Lee annual town meeting meets on the Lee Middle and High School football field

Lee voters approved a ban on PCB landfills and called for a townwide vote on whether the Select Board should rescind its Rest of River deal to clean up the Housatonic River of PCB-laden sediment during annual town meeting Thursday at the Lee Middle and High School football field.


LEE — Townspeople will finally get their say on whether Lee should host a toxic waste landfill.

Town meeting representatives voted 31-8 on Thursday night to allow local residents to vote on the controversial waste dump. The decision was made during an hourslong annual town meeting that went late into the evening at Lee Middle and High School football field.

The nonbinding referendum will ask the Select Board to rescind its approval of the Rest of River agreement to clean up the Housatonic River of PCBs — or polychlorinated biphenyls — that General Electric’s Pittsfield plant pumped into the waterway for decades. The deal calls for a landfill in town that would contain some of the PCB-laden sediment dredged from the river.

“Stand up against the dump, we’re stronger together,” town meeting representative Andrea Wadsworth said under the moonlit sky.

The town meeting vote comes more than a week after Select Board members Sean Regnier and Patricia Carlino rejected Selectman Robert Jones’ request begin the process of rescinding its decision without first finding out the ramifications of backing out of the agreement.

Jones had said the board had a mandate from last year’s annual town meeting to back out of the deal Lee and four other river towns signed in February 2020.

Those town meeting representatives opposed to the ballot question said the citizens fighting the landfill should put all of their energy into supporting the legal battles.

In March, four citizens filed a lawsuit in Berkshire Superior Court claiming the Select Board at the time of Thomas Wickham, David Consolati and Carlino had no right to sign off on the deal without voter input. One of those residents, the newly elected Jones, has since removed himself as a plaintiff.

In a separate case, the Housatonic River Initiative has appealed the U.S. Environmental Protection Agency's permit for the Rest of River cleanup to the Environmental Appeals Board. 

“HRI is in the best position, has the best chance to defeat the Rest of River agreement,” said John Coty.

The town meeting approved two other Rest of River–related items. One warrant article would establish a bylaw banning PCB landfills in Lee, a local regulation that requires final approval from the Massachusetts attorney general. The other measure would require all PCB-laden sediment dredged from the Housatonic be hauled out of town by rail transportation.

Meanwhile, town meeting representatives caught municipal officials off guard by backing a return to an open town meeting.

“To say this is highly irregular is an understatement,” said Lee/Lenox Chief Administrative Officer Christopher Ketchen.

By a count of 23-21 with one abstention, the legislative body called for the town to petition the state lawmakers to approve special legislation allowing all Lee registered voters to make decisions at annual and special town meetings.
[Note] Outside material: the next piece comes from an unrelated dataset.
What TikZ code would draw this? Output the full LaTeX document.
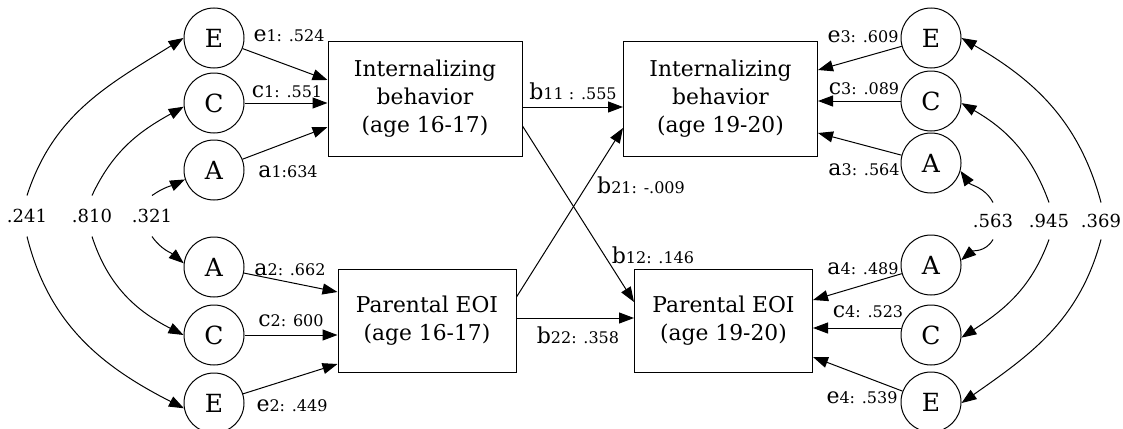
\documentclass[tikz,border=0pt]{standalone}
\usepackage{fontspec}
\setmainfont{DejaVu Serif}
\usepackage{tikz}
\usetikzlibrary{arrows.meta}

\newcommand{\pl}[2]{#1{\fontsize{8}{9}\selectfont #2}}

\begin{document}
\begin{tikzpicture}[->,>={Triangle[length=7.5pt,width=5.5pt]},x=0.5pt,y=0.5pt,
                    line width=0.5pt]
  \tikzstyle{latent}=[circle,draw,minimum size=30pt,inner sep=0pt,font=\fontsize{12.5}{14}\selectfont]
  \tikzstyle{measure}=[draw,align=center,font=\fontsize{10.9}{14}\selectfont]
  \tikzstyle{wave1}=[measure,minimum width=97pt,minimum height=57.5pt]
  \tikzstyle{wave2}=[measure,minimum width=89pt,minimum height=51.5pt]
  \tikzstyle{coef}=[font=\fontsize{11}{12}\selectfont,inner sep=1pt]
  \tikzstyle{corr}=[font=\fontsize{9}{10}\selectfont,inner sep=0pt]

  \path[use as bounding box,fill=white] (0,0) rectangle (1123,-428);

  \node[wave1] (IB1) at (425,-98.5)   {Internalizing\\behavior\\(age 16-17)};
  \node[wave1] (IB2) at (720.5,-98.5) {Internalizing\\behavior\\(age 19-20)};
  \node[wave2] (PE1) at (427,-320.5)  {Parental EOI\\(age 16-17)};
  \node[wave2] (PE2) at (723.5,-320.5){Parental EOI\\(age 19-20)};

  \node[latent] (E1) at (214,-38)  {E};
  \node[latent] (C1) at (214,-103) {C};
  \node[latent] (A1) at (214,-170) {A};
  \node[latent] (A2) at (214,-267) {A};
  \node[latent] (C2) at (214,-335) {C};
  \node[latent] (E2) at (214,-403) {E};

  \node[latent] (E3) at (931,-38)  {E};
  \node[latent] (C3) at (931,-101) {C};
  \node[latent] (A3) at (931,-163) {A};
  \node[latent] (A4) at (931,-265) {A};
  \node[latent] (C4) at (931,-335) {C};
  \node[latent] (E4) at (931,-402) {E};

  \node[corr,minimum height=20pt] (r241) at (27,-216)   {.241};
  \node[corr,minimum height=20pt] (r810) at (92,-216)   {.810};
  \node[corr,minimum height=20pt] (r321) at (152,-216)  {.321};
  \node[corr,minimum height=18pt] (r563) at (993,-221)  {.563};
  \node[corr,minimum height=18pt] (r945) at (1049,-221) {.945};
  \node[corr,minimum height=18pt] (r369) at (1101,-221) {.369};

  % ACE paths
  \draw (E1) -- ([yshift=9.25pt]IB1.west);
  \draw (C1) -- (C1 -| IB1.west);
  \draw (A1) -- ([yshift=-14.25pt]IB1.west);
  \draw (A2) -- ([yshift=14.25pt]PE1.west);
  \draw (C2) -- (C2 -| PE1.west);
  \draw (E2) -- ([yshift=-21.75pt]PE1.west);
  \draw (E3) -- ([yshift=14.25pt]IB2.east);
  \draw (C3) -- (C3 -| IB2.east);
  \draw (A3) -- ([yshift=-17.25pt]IB2.east);
  \draw (A4) -- ([yshift=10.25pt]PE2.east);
  \draw ([yshift=3.5pt]C4.west) -- ([yshift=3.5pt]C4.west -| PE2.east);
  \draw (E4) -- ([yshift=-18.25pt]PE2.east);

  % cross-lagged paths
  \draw ([yshift=-4.25pt]IB1.east) -- ([yshift=-4.25pt]IB1.east -| IB2.west);
  \draw ([yshift=-13.75pt]IB1.east) -- ([yshift=9.25pt]PE2.west);
  \draw ([yshift=11.75pt]PE1.east) -- ([yshift=-14.75pt]IB2.west);
  \draw ([yshift=1.25pt]PE1.east) -- ([yshift=1.25pt]PE1.east -| PE2.west);

  % correlations
  \draw (r241.north) to[out=72,in=212]  (E1.west);
  \draw (r241.south) to[out=284,in=153] (E2.190);
  \draw (r810.north) to[out=65,in=209]  (C1.187);
  \draw (r810.south) to[out=288,in=153] (C2.west);
  \draw (r321.north) to[out=35,in=205]  (A1.198);
  \draw (r321.south) to[out=305,in=140] (A2.173);
  \draw (r563.north) to[out=118,in=305] (A3.345);
  \draw (r563.south) to[out=240,in=40]  (A4.9);
  \draw (r945.north) to[out=110,in=330] (C3.356);
  \draw (r945.south) to[out=250,in=33]  (C4.355);
  \draw (r369.north) to[out=105,in=330] (E3.east);
  \draw (r369.south) to[out=255,in=35]  (E4.358);

  \node[coef] (e1)  at (289,-36)  {\pl{e}{1: .524}};
  \node[coef] (c1)  at (287,-92)  {\pl{c}{1: .551}};
  \node[coef] (a1)  at (288,-172) {\pl{a}{1:634}};
  \node[coef] (a2)  at (290,-270) {\pl{a}{2: .662}};
  \node[coef] (c2)  at (291,-321) {\pl{c}{2: 600}};
  \node[coef] (e2)  at (292,-406) {\pl{e}{2: .449}};
  \node[coef] (b11) at (573,-91)  {\pl{b}{11 : .555}};
  \node[coef] (b21) at (641,-185) {\pl{b}{21: -.009}};
  \node[coef] (b12) at (653,-255) {\pl{b}{12: .146}};
  \node[coef] (b22) at (578,-335) {\pl{b}{22: .358}};
  \node[coef] (e3)  at (863,-37)  {\pl{e}{3: .609}};
  \node[coef] (c3)  at (864,-89)  {\pl{c}{3: .089}};
  \node[coef] (a3)  at (864,-170) {\pl{a}{3: .564}};
  \node[coef] (a4)  at (863,-269) {\pl{a}{4: .489}};
  \node[coef] (c4)  at (868,-312) {\pl{c}{4: .523}};
  \node[coef] (e4)  at (862,-398) {\pl{e}{4: .539}};
\end{tikzpicture}
\end{document}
“We are asking to vote ourselves out of office,” said town representative Deidre “Dee Dee” Consolati.

Proponents have tried several times in the past 20 years to revert back to an open meeting last held in the late 1960s, only for the representatives to reject the notion.
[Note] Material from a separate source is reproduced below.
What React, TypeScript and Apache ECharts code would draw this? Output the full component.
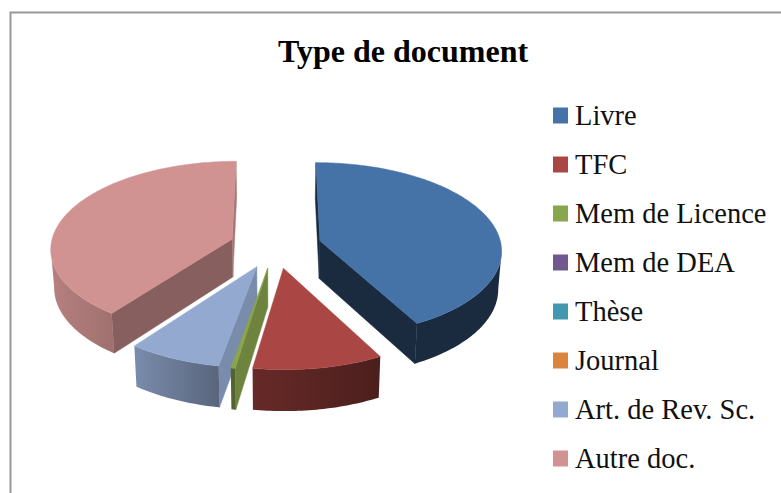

After some lengthy discussion, town meeting representatives OK’d all money matters before them. They adopted a $20.8 million operating budget that takes effect July 1. An increase of 2.2 percent above the current $20.35 million spending plan, the biggest line item was funding public education.

The single biggest line item was the taxpayers portion of the Lee Public Schools budget for fiscal 2022. The education assessment of $9.78 million is up $281,000, or 2.97 percent, from the $9.45 million for fiscal 2021.

To close the gap between the overall proposed budget of $10.6 million and the assessment, the school district will spend $725,000 in school choice money and an additional $100,000 in so-called circuit-breaker money.

Among the special money articles that passed include:

• $1.1 million toward buying a new fire engine, ambulance and associated first responder equipment.

• $1 million to pay for the design, repair and paving of town roads.

• $525,000 to fund nine capital improvement projects.

Editor's note: This story has been updated to clarify that the HRI is appealing the EPA's permit for the project, and that a separate lawsuit by four town citizens has also been filed in Berkshire Superior Court.